While several modern countries debate about letting gays into the military, things were quite different in Ancient Greece.

The idea of forming an entirely military unit based on fighters-lovers was conceived in Plato's Symposium. However it was not Athens, but rather Thebes that first adopted the idea and formed an elite unite and named it "The Holy Legion". The legion was based on pairs of lovers (most of them young aristocrats) who were trained to fight together, out of the assumption that no man would want to seem incompetent in battle in front of his lover, and would want to defend his lover to the best of his ability.

The Holy Legion was crucially instrumental in the Theban victory over Sparta in The Battle of Leuctra (371 BC), which ended the supremecy of Sparta in Greece that was attained after the end of the Second Peloponesian War. In all its history it never lost a single battle until The Battle of Chaironeia (337 BC) against Philip of Macedonia, in which the legionmen fought until not one of them remained alive. This battle also marked the end of the independant Theban polis.

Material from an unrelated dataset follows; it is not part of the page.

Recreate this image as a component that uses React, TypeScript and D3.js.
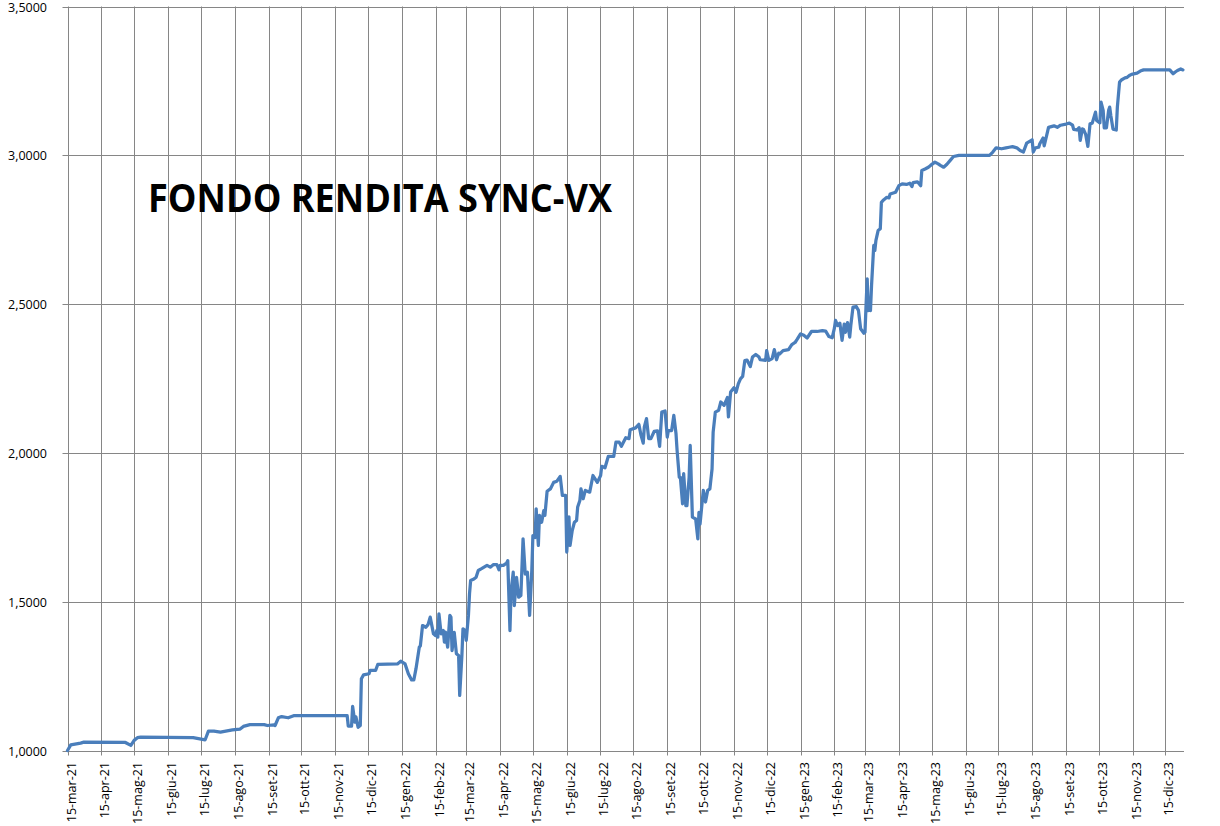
import React from "react";
import * as d3 from "d3";

const title = "FONDO RENDITA SYNC-VX";
const monthNames = ["gen", "feb", "mar", "apr", "mag", "giu", "lug", "ago", "set", "ott", "nov", "dic"];
const yTicks = [1.0, 1.5, 2.0, 2.5, 3.0, 3.5];
const xDomain = ["2021-03-15", "2024-01-01"];
const tickDay = 15;

const dates = [
  "2021-03-15","2021-03-18","2021-03-27","2021-03-30","2021-05-07","2021-05-12","2021-05-15","2021-05-18","2021-05-21","2021-07-08",
  "2021-07-19","2021-07-22","2021-07-27","2021-08-02","2021-08-13","2021-08-20","2021-08-23","2021-08-29","2021-09-11","2021-09-14",
  "2021-09-20","2021-09-21","2021-09-24","2021-09-27","2021-10-03","2021-10-08","2021-11-26","2021-11-27","2021-11-30","2021-12-01",
  "2021-12-03","2021-12-04","2021-12-06","2021-12-08","2021-12-09","2021-12-11","2021-12-16","2021-12-17","2021-12-22","2021-12-24",
  "2022-01-11","2022-01-14","2022-01-18","2022-01-21","2022-01-24","2022-01-26","2022-01-28","2022-01-31","2022-02-01","2022-02-03",
  "2022-02-06","2022-02-08","2022-02-10","2022-02-13","2022-02-15","2022-02-16","2022-02-17","2022-02-18","2022-02-20","2022-02-22",
  "2022-02-23","2022-02-24","2022-02-26","2022-02-28","2022-03-01","2022-03-02","2022-03-04","2022-03-06","2022-03-08","2022-03-09",
  "2022-03-11","2022-03-12","2022-03-14","2022-03-15","2022-03-17","2022-03-18","2022-03-19","2022-03-22","2022-03-24","2022-03-26",
  "2022-03-29","2022-04-03","2022-04-06","2022-04-09","2022-04-12","2022-04-14","2022-04-15","2022-04-18","2022-04-21","2022-04-22",
  "2022-04-24","2022-04-25","2022-04-27","2022-04-28","2022-04-30","2022-05-02","2022-05-04","2022-05-06","2022-05-08","2022-05-10",
  "2022-05-12","2022-05-14","2022-05-15","2022-05-17","2022-05-18","2022-05-20","2022-05-21","2022-05-23","2022-05-25","2022-05-26",
  "2022-05-28","2022-05-31","2022-06-03","2022-06-06","2022-06-09","2022-06-11","2022-06-14","2022-06-15","2022-06-17","2022-06-18",
  "2022-06-20","2022-06-22","2022-06-24","2022-06-25","2022-06-27","2022-06-28","2022-06-30","2022-07-02","2022-07-06","2022-07-09",
  "2022-07-13","2022-07-16","2022-07-17","2022-07-20","2022-07-23","2022-07-28","2022-07-30","2022-08-02","2022-08-04","2022-08-08",
  "2022-08-11","2022-08-12","2022-08-17","2022-08-20","2022-08-22","2022-08-24","2022-08-25","2022-08-27","2022-08-29","2022-08-31",
  "2022-09-03","2022-09-06","2022-09-08","2022-09-10","2022-09-13","2022-09-15","2022-09-16","2022-09-19","2022-09-21","2022-09-23",
  "2022-09-24","2022-09-26","2022-09-27","2022-09-29","2022-09-30","2022-10-02","2022-10-03","2022-10-05","2022-10-06","2022-10-08",
  "2022-10-11","2022-10-13","2022-10-14","2022-10-15","2022-10-18","2022-10-20","2022-10-22","2022-10-24","2022-10-26","2022-10-27",
  "2022-10-29","2022-11-01","2022-11-03","2022-11-06","2022-11-09","2022-11-10","2022-11-12","2022-11-15","2022-11-17","2022-11-19",
  "2022-11-21","2022-11-23","2022-11-25","2022-11-27","2022-11-30","2022-12-02","2022-12-05","2022-12-08","2022-12-09","2022-12-14",
  "2022-12-15","2022-12-17","2022-12-20","2022-12-22","2022-12-24","2022-12-26","2022-12-27","2022-12-30","2023-01-04","2023-01-07",
  "2023-01-10","2023-01-12","2023-01-15","2023-01-18","2023-01-21","2023-01-25","2023-01-30","2023-02-04","2023-02-07","2023-02-10",
  "2023-02-13","2023-02-15","2023-02-16","2023-02-18","2023-02-20","2023-02-22","2023-02-24","2023-02-25","2023-02-27","2023-03-01",
  "2023-03-02","2023-03-04","2023-03-07","2023-03-09","2023-03-11","2023-03-14","2023-03-15","2023-03-16","2023-03-17","2023-03-18",
  "2023-03-19","2023-03-20","2023-03-21","2023-03-23","2023-03-24","2023-03-25","2023-03-27","2023-03-29","2023-03-30","2023-04-01",
  "2023-04-04","2023-04-06","2023-04-07","2023-04-12","2023-04-15","2023-04-18","2023-04-22","2023-04-25","2023-04-27","2023-04-28",
  "2023-05-02","2023-05-05","2023-05-06","2023-05-09","2023-05-12","2023-05-14","2023-05-18","2023-05-21","2023-05-23","2023-05-26",
  "2023-05-29","2023-06-01","2023-06-04","2023-06-09","2023-07-07","2023-07-10","2023-07-13","2023-07-18","2023-07-22","2023-07-25",
  "2023-07-28","2023-08-01","2023-08-04","2023-08-07","2023-08-10","2023-08-15","2023-08-16","2023-08-18","2023-08-21","2023-08-22",
  "2023-08-25","2023-08-26","2023-08-29","2023-08-30","2023-09-04","2023-09-07","2023-09-10","2023-09-15","2023-09-18","2023-09-21",
  "2023-09-22","2023-09-25","2023-09-27","2023-09-28","2023-09-30","2023-10-01","2023-10-03","2023-10-05","2023-10-07","2023-10-09",
  "2023-10-12","2023-10-13","2023-10-16","2023-10-17","2023-10-19","2023-10-20","2023-10-22","2023-10-24","2023-10-25","2023-10-26",
  "2023-10-28","2023-10-31","2023-11-01","2023-11-03","2023-11-05","2023-11-08","2023-11-10","2023-11-12","2023-11-14","2023-11-19",
  "2023-11-22","2023-11-25","2023-12-19","2023-12-22","2023-12-24","2023-12-26","2023-12-29","2023-12-31"
];

const values = [
  1.000,1.019,1.025,1.028,1.027,1.017,1.034,1.043,1.045,1.043,
  1.036,1.065,1.065,1.062,1.069,1.072,1.081,1.087,1.087,1.084,
  1.086,1.084,1.110,1.114,1.110,1.117,1.117,1.082,1.082,1.148,
  1.095,1.113,1.078,1.084,1.241,1.254,1.258,1.269,1.269,1.289,
  1.291,1.300,1.291,1.258,1.237,1.237,1.275,1.347,1.352,1.420,
  1.414,1.423,1.448,1.392,1.386,1.403,1.381,1.459,1.392,1.403,
  1.364,1.398,1.347,1.454,1.448,1.336,1.397,1.325,1.319,1.185,
  1.319,1.409,1.403,1.370,1.454,1.527,1.571,1.576,1.582,1.605,
  1.611,1.622,1.616,1.625,1.625,1.607,1.622,1.622,1.630,1.638,
  1.403,1.532,1.599,1.487,1.582,1.515,1.521,1.711,1.593,1.599,
  1.454,1.605,1.722,1.716,1.812,1.689,1.790,1.767,1.806,1.790,
  1.871,1.879,1.901,1.905,1.921,1.857,1.857,1.667,1.785,1.689,
  1.739,1.767,1.773,1.818,1.840,1.879,1.846,1.874,1.868,1.924,
  1.901,1.924,1.955,1.950,1.988,1.988,2.036,2.036,2.022,2.051,
  2.048,2.078,2.084,2.096,2.059,2.033,2.087,2.115,2.048,2.048,
  2.072,2.074,2.022,2.137,2.141,2.053,2.075,2.075,2.126,2.065,
  2.008,1.918,1.918,1.829,1.930,1.823,1.823,1.918,2.025,1.784,
  1.778,1.711,1.800,1.761,1.874,1.835,1.874,1.879,1.946,2.070,
  2.137,2.143,2.171,2.160,2.186,2.121,2.205,2.219,2.204,2.232,
  2.249,2.257,2.310,2.312,2.290,2.322,2.331,2.322,2.313,2.311,
  2.344,2.311,2.317,2.347,2.313,2.335,2.333,2.344,2.347,2.364,
  2.371,2.382,2.400,2.395,2.386,2.408,2.408,2.411,2.409,2.391,
  2.387,2.419,2.445,2.428,2.436,2.378,2.433,2.405,2.438,2.389,
  2.428,2.490,2.492,2.479,2.417,2.402,2.406,2.499,2.585,2.478,
  2.512,2.478,2.563,2.697,2.680,2.714,2.747,2.753,2.842,2.850,
  2.859,2.857,2.870,2.876,2.898,2.904,2.902,2.906,2.895,2.908,
  2.911,2.898,2.949,2.954,2.960,2.966,2.977,2.971,2.966,2.960,
  2.970,2.983,2.996,3.000,3.000,3.011,3.025,3.022,3.025,3.027,
  3.029,3.025,3.016,3.011,3.041,3.052,3.011,3.025,3.027,3.039,
  3.058,3.032,3.078,3.094,3.099,3.094,3.101,3.105,3.108,3.101,
  3.087,3.085,3.093,3.050,3.089,3.087,3.070,3.030,3.106,3.108,
  3.145,3.117,3.109,3.179,3.151,3.092,3.092,3.151,3.162,3.134,
  3.088,3.085,3.162,3.246,3.254,3.260,3.262,3.268,3.272,3.276,
  3.283,3.287,3.287,3.274,3.280,3.285,3.290,3.287
];

const W = 1220;
const H = 826;
const M = { left: 67.5, right: 1184, top: 6.5, bottom: 750.5 };

export default function App() {
  const parse = d3.timeParse("%Y-%m-%d");
  const data = dates.map((d, i) => ({ date: parse(d) as Date, value: values[i] }));
  const x = d3.scaleTime().domain(xDomain.map((d) => parse(d) as Date)).range([M.left, M.right]);
  const y = d3.scaleLinear().domain([1, 3.5]).range([M.bottom, M.top]);

  const start = parse(xDomain[0]) as Date;
  const end = parse(xDomain[1]) as Date;
  const months = d3.timeMonth.range(d3.timeMonth.floor(start), end);
  const xTicks = months
    .map((m) => new Date(m.getFullYear(), m.getMonth(), tickDay))
    .filter((d) => d >= start && d <= end);
  const fmtX = (d: Date) =>
    `${tickDay}-${monthNames[d.getMonth()]}-${String(d.getFullYear()).slice(2)}`;
  const locale = d3.formatLocale({ decimal: ",", thousands: ".", grouping: [3], currency: ["", "€"] });
  const fmtY = locale.format(".4f");

  const line = d3
    .line<{ date: Date; value: number }>()
    .x((d) => x(d.date))
    .y((d) => y(d.value))
    .curve(d3.curveLinear);

  const grid = "#868686";
  const font = "'Open Sans', 'DejaVu Sans', sans-serif";

  return (
    <svg
      width={W}
      height={H}
      style={{ position: "absolute", left: 0, top: 0, background: "#fff" }}
    >
      <rect x={0} y={0} width={W} height={H} fill="#fff" />
      {yTicks.map((t) => (
        <g key={"y" + t}>
          <line x1={M.left - 5} x2={M.right} y1={Math.round(y(t)) + 0.5} y2={Math.round(y(t)) + 0.5} stroke={grid} strokeWidth={1} />
          <text
            x={47}
            y={Math.round(y(t)) + 0.5}
            dy="0.35em"
            textAnchor="end"
            fontFamily={font}
            fontSize={12.5}
            fill="#000"
          >
            {fmtY(t)}
          </text>
        </g>
      ))}
      {xTicks.map((t) => {
        const px = Math.round(x(t)) + 0.5;
        return (
          <g key={"x" + t.getTime()}>
            <line x1={px} x2={px} y1={M.top} y2={M.bottom + 5} stroke={grid} strokeWidth={1} />
            <text
              transform={`translate(${px + 3},${762}) rotate(-90)`}
              textAnchor="end"
              dy="0.35em"
              fontFamily={font}
              fontSize={12.5}
              fill="#000"
            >
              {fmtX(t)}
            </text>
          </g>
        );
      })}
      <path
        d={line(data) || ""}
        fill="none"
        stroke="#4a7ebb"
        strokeWidth={3.25}
        strokeLinejoin="round"
        strokeLinecap="round"
      />
      <text
        x={148}
        y={212}
        fontFamily={font}
        fontWeight="bold"
        fontSize={39}
        textLength={464}
        lengthAdjust="spacingAndGlyphs"
        fill="#000"
      >
        {title}
      </text>
    </svg>
  );
}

Plutarch tells great heroic stories about the Holy Legion, the most famous of which is: a legioner and a macedonian soldier were dueling in Chaironeia, when the legioner accidentally stepped on a stone and fell down on his stomach, the macedonian was going to kill the theban, when the theban said: "Wait just a second and let me turn so that I'm on my back and then you could kill me." The macedonian wondered and asked him why he was making such an odd request, to which the legioner answered:"So that if my lover comes looking for me after the battle is over he won't find me with a sword in my back and think that I was killed while fleeing." The macedonian then let the legioner turn over and then killed him.